PG&E Corp. told investors repeatedly that weather-related disasters were a risk, but many didn’t pay enough attention until the company was on the brink of bankruptcy.
The company included warnings in its regulatory filings and offering prospectuses citing how disasters like wildfires, droughts and floods, could weigh on its results or disrupt its operations. But until mid-November, the company’s bonds were trading above face value, even those due decades from now, implying that money managers thought those risks were manageable.
Now investors are paying attention. PG&E’s stock market value has plunged to about $3.5 billion from almost $24 billion at the end of September. Most of its bonds are trading around 70 to 80 cents on the dollar.
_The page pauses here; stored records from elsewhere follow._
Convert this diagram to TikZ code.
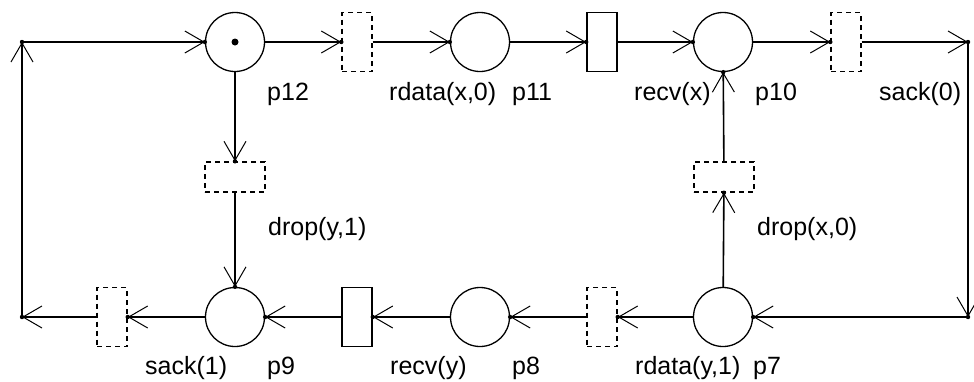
\documentclass[tikz,border=0pt]{standalone}
\usepackage{fontspec}
\setmainfont{Liberation Sans}
\usetikzlibrary{arrows.meta,decorations.markings}
\begin{document}
\begin{tikzpicture}[x=1pt,y=-1pt,
  place/.style={circle,draw,line width=1.3pt,minimum size=59pt,inner sep=0pt},
  trans/.style={rectangle,draw,line width=1.6pt,minimum width=30pt,minimum height=59pt,inner sep=0pt},
  dtrans/.style={trans,line width=1.4pt,dash pattern=on 5pt off 4pt},
  vdtrans/.style={dtrans,minimum width=60pt,minimum height=30pt},
  arc/.style={line width=1.6pt,-{Straight Barb[length=19pt,width=22pt,line width=1pt]},
    postaction={decorate},
    decoration={markings,mark=at position 1 with {\fill (0,0) circle (2.2pt);}}},
  lbl/.style={anchor=base west,inner sep=0pt,font=\fontsize{25}{30}\selectfont}]
\useasboundingbox (0,0) rectangle (974,381);
\fill[white] (0,0) rectangle (974,381);
% places and transitions
\node[place] (p12) at (235,42) {};
\fill (p12.center) circle (3.5pt);
\node[dtrans] (t1) at (357,42) {};
\node[place] (p11) at (480,42) {};
\node[trans] (t2) at (602,42) {};
\node[place] (p10) at (723,42) {};
\node[dtrans] (t3) at (846,42) {};
\coordinate (tr) at (968,42);
\coordinate (br) at (968,317);
\node[place] (p7) at (723,317) {};
\node[dtrans] (t4) at (602,317) {};
\node[place] (p8) at (480,317) {};
\node[trans] (t5) at (357,317) {};
\node[place] (p9) at (235,317) {};
\node[dtrans] (t6) at (112,317) {};
\coordinate (bl) at (22,317);
\coordinate (tl) at (22,42);
\node[vdtrans] (t7) at (235,177) {};
\node[vdtrans] (t8) at (724,177) {};
% arcs
\draw[arc] (tl) -- (p12);
\draw[arc] (p12) -- (t1);
\draw[arc] (t1) -- (p11);
\draw[arc] (p11) -- (t2);
\draw[arc] (t2) -- (p10);
\draw[arc] (p10) -- (t3);
\draw[arc] (t3) -- (tr);
\draw[arc] (tr) -- (br);
\draw[arc] (br) -- (p7);
\draw[arc] (p7) -- (t4);
\draw[arc] (t4) -- (p8);
\draw[arc] (p8) -- (t5);
\draw[arc] (t5) -- (p9);
\draw[arc] (p9) -- (t6);
\draw[arc] (t6) -- (bl);
\draw[arc] (bl) -- (tl);
\draw[arc] (p12) -- (t7);
\draw[arc] (t7) -- (p9);
\draw[arc] (p7) -- (t8);
\draw[arc] (t8) -- (p10);
% labels
\node[lbl] (l12) at (267,100) {p12};
\node[lbl] (lt1) at (389,100) {rdata(x,0)};
\node[lbl] (l11) at (512,100) {p11};
\node[lbl] (lt2) at (634,100) {recv(x)};
\node[lbl] (l10) at (755,100) {p10};
\node[lbl] (lt3) at (879,100) {sack(0)};
\node[lbl] (lt7) at (268,235) {drop(y,1)};
\node[lbl] (lt8) at (757,235) {drop(x,0)};
\node[lbl] (lt6) at (145,374) {sack(1)};
\node[lbl] (l9) at (267,374) {p9};
\node[lbl] (lt5) at (390,374) {recv(y)};
\node[lbl] (l8) at (512,374) {p8};
\node[lbl] (lt4) at (635,374) {rdata(y,1)};
\node[lbl] (l7) at (753,374) {p7};
\end{tikzpicture}
\end{document}
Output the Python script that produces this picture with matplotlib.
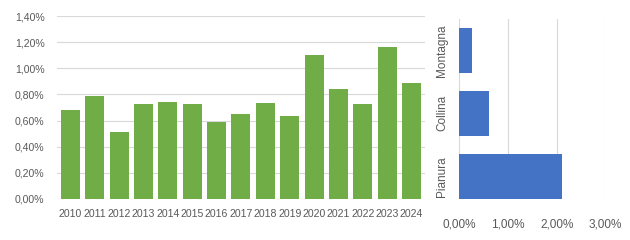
import matplotlib
matplotlib.use("Agg")
import matplotlib.pyplot as plt
from matplotlib.ticker import FuncFormatter

years = ["2010", "2011", "2012", "2013", "2014", "2015", "2016", "2017",
         "2018", "2019", "2020", "2021", "2022", "2023", "2024"]
rate_by_year = [0.68, 0.79, 0.51, 0.73, 0.74, 0.73, 0.59, 0.65,
                0.735, 0.635, 1.10, 0.84, 0.73, 1.165, 0.885]

zones = ["Pianura", "Collina", "Montagna"]
rate_by_zone = [2.10, 0.62, 0.26]

GREEN = "#70AD47"
BLUE = "#4472C4"
GRID = "#D9D9D9"
TXT = "#595959"

plt.rcParams["font.family"] = ["Liberation Sans", "DejaVu Sans"]


def pct(v, pos):
    return f"{v:.2f}%".replace(".", ",")


fig = plt.figure(figsize=(6.3, 2.4), dpi=100)

# left: yearly bars
ax1 = fig.add_axes([0.0905, 0.171, 0.584, 0.762])
ax1.bar(range(len(years)), rate_by_year, width=0.78, color=GREEN, zorder=2)
ax1.set_ylim(0, 1.4)
ax1.set_xlim(-0.55, len(years) - 0.45)
ax1.set_yticks([0, 0.2, 0.4, 0.6, 0.8, 1.0, 1.2, 1.4])
ax1.yaxis.set_major_formatter(FuncFormatter(pct))
ax1.set_xticks(range(len(years)))
ax1.set_xticklabels(years)
ax1.grid(axis="y", color=GRID, linewidth=0.8, zorder=0)
for s in ax1.spines.values():
    s.set_visible(False)
ax1.tick_params(axis="y", length=0, pad=9, labelsize=7.6, labelcolor=TXT)
ax1.tick_params(axis="x", length=0, pad=7, labelsize=7.6, labelcolor=TXT)

# right: bars by zone
ax2 = fig.add_axes([0.729, 0.171, 0.232, 0.75])
ax2.barh(range(len(zones)), rate_by_zone, height=0.72, color=BLUE, zorder=2)
ax2.set_xlim(0, 3)
ax2.set_ylim(-0.36, 2.5)
ax2.set_xticks([0, 1, 2, 3])
ax2.xaxis.set_major_formatter(FuncFormatter(pct))
ax2.set_yticks(range(len(zones)))
ax2.set_yticklabels(zones, rotation=90, va="center")
ax2.grid(axis="x", color=GRID, linewidth=0.8, zorder=0)
for s in ax2.spines.values():
    s.set_visible(False)
ax2.tick_params(axis="x", length=0, pad=14, labelsize=8.5, labelcolor=TXT)
ax2.tick_params(axis="y", length=0, pad=8, labelsize=8.5, labelcolor=TXT)

fig.savefig("out.png", dpi=100)
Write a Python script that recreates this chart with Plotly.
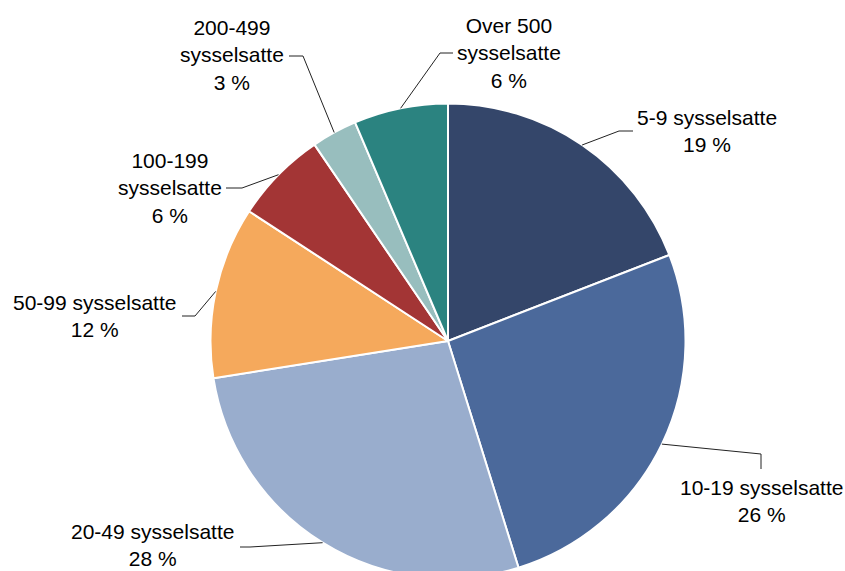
import math
import plotly.graph_objects as go

# ---- data ----
categories = ["5-9 sysselsatte", "10-19 sysselsatte", "20-49 sysselsatte",
              "50-99 sysselsatte", "100-199 sysselsatte", "200-499 sysselsatte",
              "Over 500 sysselsatte"]
shares = [19.1, 26.1, 27.3, 11.7, 6.3, 3.1, 6.4]
pct_labels = ["19 %", "26 %", "28 %", "12 %", "6 %", "3 %", "6 %"]
label_names = ["5-9 sysselsatte", "10-19 sysselsatte", "20-49 sysselsatte",
               "50-99 sysselsatte", "100-199<br>sysselsatte", "200-499<br>sysselsatte",
               "Over 500<br>sysselsatte"]
colors = ["#34466A", "#4B699B", "#99ADCD", "#F5A95C", "#A33535", "#98BEBE", "#2B8380"]

# ---- layout (pixels) ----
W, H = 845, 690
CX, CY, R = 448, 341, 237.5
# label centres and leader-line elbows / ends (pixel layout, Excel-like manual placement)
label_pos = [(707, 131), (761, 501), (152, 545), (94, 316), (170, 188), (232, 55), (509, 53)]
elbows = [(619, 131), (761, 454), (250, 547), (195, 316), (242, 188), (303, 56), (440, 53)]
ends = [(633, 131), (761, 469), (240, 547), (182, 316), (226, 188), (289, 56), (453, 53)]

fig = go.Figure()
fig.add_trace(go.Pie(
    labels=categories, values=shares, sort=False, direction="clockwise", rotation=0,
    marker=dict(colors=colors, line=dict(color="white", width=2)),
    textinfo="none", hoverinfo="label+percent", showlegend=False,
    domain=dict(x=[(CX - R) / W, (CX + R) / W], y=[(H - CY - R) / H, (H - CY + R) / H]),
))

total = sum(shares)
cum = 0.0
shapes = []
annotations = []
for i, v in enumerate(shares):
    mid = (cum + v / 2) / total * 2 * math.pi
    cum += v
    sx = CX + R * math.sin(mid)
    sy = CY - R * math.cos(mid)
    (ex, ey), (fx, fy) = elbows[i], ends[i]
    shapes.append(dict(type="path", xref="x", yref="y",
                       path=f"M {sx:.1f},{sy:.1f} L {ex},{ey} L {fx},{fy}",
                       line=dict(color="#222222", width=1)))
    lx, ly = label_pos[i]
    annotations.append(dict(x=lx, y=ly, xref="x", yref="y", showarrow=False,
                            text=f"{label_names[i]}<br>{pct_labels[i]}",
                            xanchor="center", yanchor="middle", align="center",
                            font=dict(family="Arial, Liberation Sans, sans-serif",
                                      size=21, color="#000000")))

fig.update_layout(
    width=W, height=H, margin=dict(l=0, r=0, t=0, b=0),
    paper_bgcolor="white", plot_bgcolor="white",
    xaxis=dict(range=[0, W], visible=False, fixedrange=True),
    yaxis=dict(range=[H, 0], visible=False, fixedrange=True),
    shapes=shapes, annotations=annotations,
)

fig.write_html("out.html", config={"displayModeBar": False},
               post_script="document.body.style.margin='0';"
                           "document.body.style.overflow='hidden';"
                           "document.documentElement.style.overflow='hidden';")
The sudden drops underscore how difficult it is for investors to analyze risks linked to disasters and potentially even climate change, rather than regular business difficulties.
“A lot of people think climate change risk is so far in the future that it’s not going to affect the bonds, but then you have something like this,” said Jens Peers, U.S. chief investment officer of Natixis Investment Managers’ Mirova sustainable investing division, which oversees about $10.7 billion in assets. Mirova was already steering clear of PG&E in part because of the 2010 San Bruno gas pipeline explosion, where it was found guilty of safety violations.
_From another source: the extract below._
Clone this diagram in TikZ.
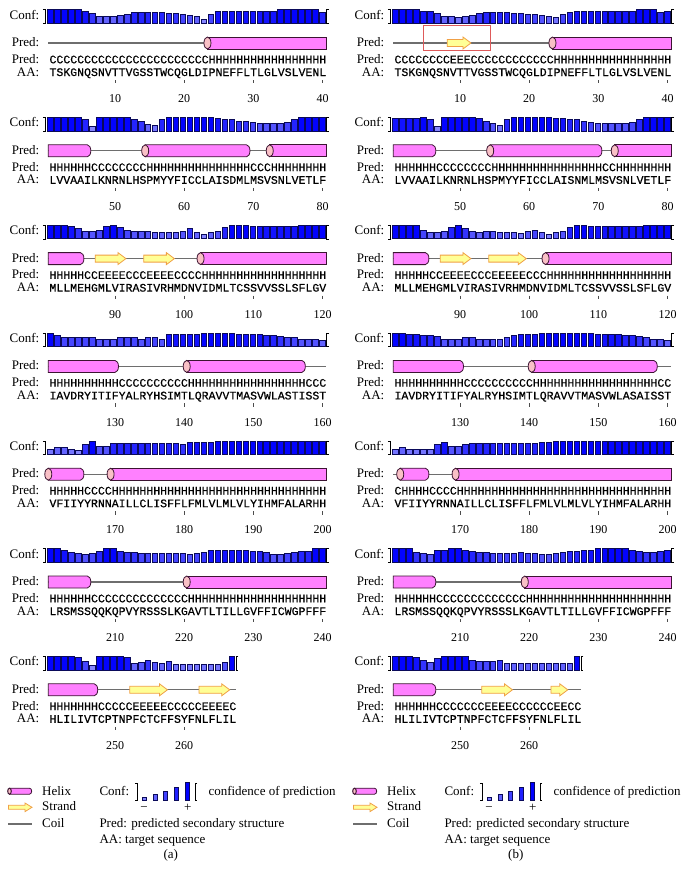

The California electric and gas utility said it will file for bankruptcy this month after 2017 and 2018 wildfires left it with potential liabilities of $30 billion or more. Current market prices for bonds imply that investors expect to take some kind of hit on the securities. A spokesman for the company declined to comment.
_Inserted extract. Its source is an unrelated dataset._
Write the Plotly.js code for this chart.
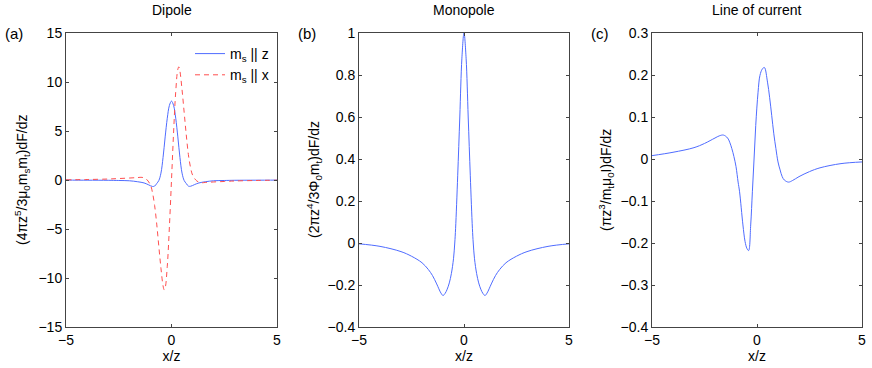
<!DOCTYPE html>
<html>
<head>
<meta charset="utf-8">
<script src="https://cdn.plot.ly/plotly-3.0.1.min.js"></script>
<style>html,body{margin:0;padding:0;background:#fff;}#chart{width:872px;height:368px;}</style>
</head>
<body>
<div id="chart"></div>
<script>
// ---- Panel (a) Dipole ----
const xDipZ = [-5,-4,-3,-2.5,-2,-1.6,-1.3,-1.1,-0.9,-0.8,-0.7,-0.6,-0.5,-0.4,-0.3,-0.2,-0.1,0,0.1,0.2,0.3,0.4,0.5,0.6,0.7,0.8,0.9,1.1,1.3,1.6,2,2.5,3,4,5];
const yDipZ = [-0.01,-0.02,-0.03,-0.05,-0.08,-0.18,-0.3,-0.48,-0.66,-0.62,-0.36,-0.05,0.7,2.3,4.4,6.3,7.6,8.05,7.6,6.3,4.4,2.3,0.7,-0.05,-0.36,-0.62,-0.64,-0.46,-0.3,-0.18,-0.08,-0.05,-0.03,-0.02,-0.01];
const xDipX = [-5,-4,-3,-2.5,-2,-1.6,-1.4,-1.2,-1.0,-0.9,-0.8,-0.7,-0.6,-0.5,-0.4,-0.35,-0.3,-0.2,-0.1,0,0.1,0.2,0.3,0.35,0.4,0.5,0.6,0.7,0.8,0.9,1.0,1.2,1.4,1.6,2,2.5,3,4,5];
const yDipX = [0.02,0.05,0.1,0.15,0.2,0.25,0.27,0.1,-0.5,-1.3,-2.6,-4.5,-6.8,-9.0,-10.8,-11.2,-11.0,-8.8,-4.8,0,4.9,9.0,11.3,11.55,11.1,9.2,6.9,4.6,2.6,1.3,0.5,-0.1,-0.28,-0.25,-0.2,-0.15,-0.1,-0.05,-0.02];
// ---- Panel (b) Monopole ----
const xMono = [-5,-4,-3,-2.5,-2,-1.7,-1.5,-1.3,-1.1,-1.0,-0.9,-0.8,-0.7,-0.6,-0.5,-0.44,-0.4,-0.3,-0.2,-0.1,0,0.1,0.2,0.3,0.4,0.44,0.5,0.6,0.7,0.8,0.9,1.0,1.1,1.3,1.5,1.7,2,2.5,3,4,5];
const yMono = [-0.004,-0.016,-0.041,-0.063,-0.094,-0.126,-0.155,-0.195,-0.238,-0.25,-0.24,-0.22,-0.19,-0.145,-0.075,0,0.07,0.32,0.6,0.88,1.0,0.88,0.6,0.32,0.07,0,-0.075,-0.145,-0.19,-0.22,-0.24,-0.25,-0.238,-0.195,-0.155,-0.126,-0.094,-0.063,-0.041,-0.016,-0.004];
// ---- Panel (c) Line of current ----
const xLine = [-5,-4,-3,-2.5,-2,-1.8,-1.6,-1.4,-1.3,-1.2,-1.1,-1.0,-0.9,-0.83,-0.67,-0.57,-0.48,-0.4,-0.3,-0.22,-0.14,-0.06,0.05,0.14,0.25,0.35,0.5,0.6,0.7,0.8,0.9,1.0,1.1,1.2,1.3,1.5,1.7,2,2.5,3,4,5];
const yLine = [0.008,0.016,0.027,0.037,0.05,0.055,0.057,0.05,0.04,0.025,0.006,-0.018,-0.055,-0.078,-0.157,-0.196,-0.213,-0.218,-0.157,-0.078,0.0,0.08,0.159,0.199,0.214,0.218,0.183,0.147,0.104,0.06,0.025,-0.007,-0.026,-0.042,-0.05,-0.055,-0.051,-0.042,-0.03,-0.021,-0.011,-0.007];

const xTicks = [-5,0,5];
const yTicksA = [-15,-10,-5,0,5,10,15];
const yTicksB = [-0.4,-0.2,0,0.2,0.4,0.6,0.8,1];
const yTicksC = [-0.4,-0.3,-0.2,-0.1,0,0.1,0.2,0.3];
const panelTitles = ['Dipole','Monopole','Line of current'];
const panelLabels = ['(a)','(b)','(c)'];
const yTitles = ['(4πz<sup>5</sup>/3μ<sub>0</sub>m<sub>s</sub>m<sub>t</sub>)dF/dz',
                 '(2πz<sup>4</sup>/3Φ<sub>0</sub>m<sub>t</sub>)dF/dz',
                 '(πz<sup>3</sup>/m<sub>t</sub>μ<sub>0</sub>I)dF/dz'];
const legendNames = ['m<sub>s</sub> || z','m<sub>s</sub> || x'];

const BLUE = '#4f6cff', RED = '#ff4f4f';
const W = 872, H = 368;
const doms = [[66,277],[359,569],[652,862]].map(d => [d[0]/W, d[1]/W]);
const yDom = [(H-327)/H, (H-33)/H];
const FONT = 'Liberation Sans, Arial, sans-serif';

const traces = [
  {x:xDipZ, y:yDipZ, xaxis:'x', yaxis:'y', mode:'lines', name:legendNames[0], line:{color:BLUE,width:1,shape:'spline'}},
  {x:xDipX, y:yDipX, xaxis:'x', yaxis:'y', mode:'lines', name:legendNames[1], line:{color:RED,width:1,dash:'5px,4px',shape:'spline'}},
  {x:xMono, y:yMono, xaxis:'x2', yaxis:'y2', mode:'lines', showlegend:false, line:{color:BLUE,width:1,shape:'spline'}},
  {x:xLine, y:yLine, xaxis:'x3', yaxis:'y3', mode:'lines', showlegend:false, line:{color:BLUE,width:1,shape:'spline'}}
];

function xa(i){
  return {domain:doms[i], range:[-5,5], tickvals:xTicks, ticks:'inside', ticklen:3, tickcolor:'#444',
    showline:true, linecolor:'#444', linewidth:1, mirror:'ticks', showgrid:false, zeroline:false,
    anchor: i===0?'y':'y'+(i+1), tickfont:{size:14,color:'#000',family:FONT},
    title:{text:'x/z', font:{size:14,color:'#000',family:FONT}, standoff:2}};
}
function ya(i, range, tv){
  return {domain:yDom, range:range, tickvals:tv, ticks:'inside', ticklen:3, tickcolor:'#444',
    showline:true, linecolor:'#444', linewidth:1, mirror:'ticks', showgrid:false, zeroline:false,
    anchor: i===0?'x':'x'+(i+1), tickfont:{size:14,color:'#000',family:FONT}};
}

const annotations = [];
const labelX = [3, 296, 589];
const titleYX = [22, 314, 606];
for (let i=0;i<3;i++){
  annotations.push({xref:'paper', yref:'paper', x:(doms[i][0]+doms[i][1])/2, y:(H-10)/H, text:panelTitles[i],
    showarrow:false, xanchor:'center', yanchor:'middle', font:{size:14,color:'#000',family:FONT}});
  annotations.push({xref:'paper', yref:'paper', x:labelX[i]/W, y:(H-33)/H, text:panelLabels[i],
    showarrow:false, xanchor:'left', yanchor:'middle', font:{size:15,color:'#000',family:FONT}});
  annotations.push({xref:'paper', yref:'paper', x:titleYX[i]/W, y:(yDom[0]+yDom[1])/2, text:yTitles[i], textangle:-90,
    showarrow:false, xanchor:'center', yanchor:'middle', font:{size:14,color:'#000',family:FONT}});
}

const layout = {
  width:W, height:H, margin:{l:0,r:0,t:0,b:0}, paper_bgcolor:'#fff', plot_bgcolor:'#fff',
  font:{family:FONT, color:'#000'},
  xaxis:xa(0), xaxis2:xa(1), xaxis3:xa(2),
  yaxis:ya(0,[-15,15],yTicksA), yaxis2:ya(1,[-0.4,1],yTicksB), yaxis3:ya(2,[-0.4,0.3],yTicksC),
  showlegend:true,
  legend:{x:274/W, y:(H-38)/H, xanchor:'right', yanchor:'top', bgcolor:'rgba(0,0,0,0)', borderwidth:0,
    font:{size:14,color:'#000',family:FONT}, tracegroupgap:0, itemwidth:30},
  annotations:annotations
};
Plotly.newPlot('chart', traces, layout, {displayModeBar:false, staticPlot:true});
</script>
</body>
</html>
PG&E fell as much as 13 percent before the start of regular trading in New York. Shares are down more than 85 percent since the Camp Fire, the deadliest blaze in state history, broke out Nov. 8.
PG&E hasn’t hidden its vulnerability to the effects of climate change. Geisha Williams, who left the chief executive officer role over the weekend, had consistently argued that California’s concerns from fires went well beyond PG&E, describing the blazes as “climate driven extreme weather” in an earnings call last summer. In a prospectus for a bond exchange in April, the company’s Pacific Gas and Electric Co. utility unit cautioned that climate change and natural disasters could hurt it.
The company planned for more investment in safety over the last few years, and made it a key element of its board director searches in late 2017. Around the same time, the company formed its Community Wildfire Safety Program and has since enhanced the program to expand its network of weather stations and conduct inspections of electric infrastructure in high fire-threat areas.
Disclosures about exposure to disasters are common among U.S. utilities. But money managers and analysts that focus on environment, social, and governance issues have been concerned about PG&E in particular for awhile. Research and analytics firm MSCI Inc. first flagged wildfires as a significant risk to PG&E investors in 2016, after the company’s equipment was found to have sparked the 2015 Butte wildfire. More recently, environmental, social and government research firm Sustainalytics described wildfires and other environmental risks to the company as “severe.”
Of the about 1,200 green and sustainable equity funds tracked by Bloomberg, just 34 held shares of PG&E as of their latest filings. But many conventional money managers were paying less attention to environmental risks.
“People get comfortable with risks that have never been a problem before, then all of a sudden it is,” said Henry Peabody, who helps manage $460 billion in fixed income assets for Eaton Vance. “Risk creeps into places you least expect it to.”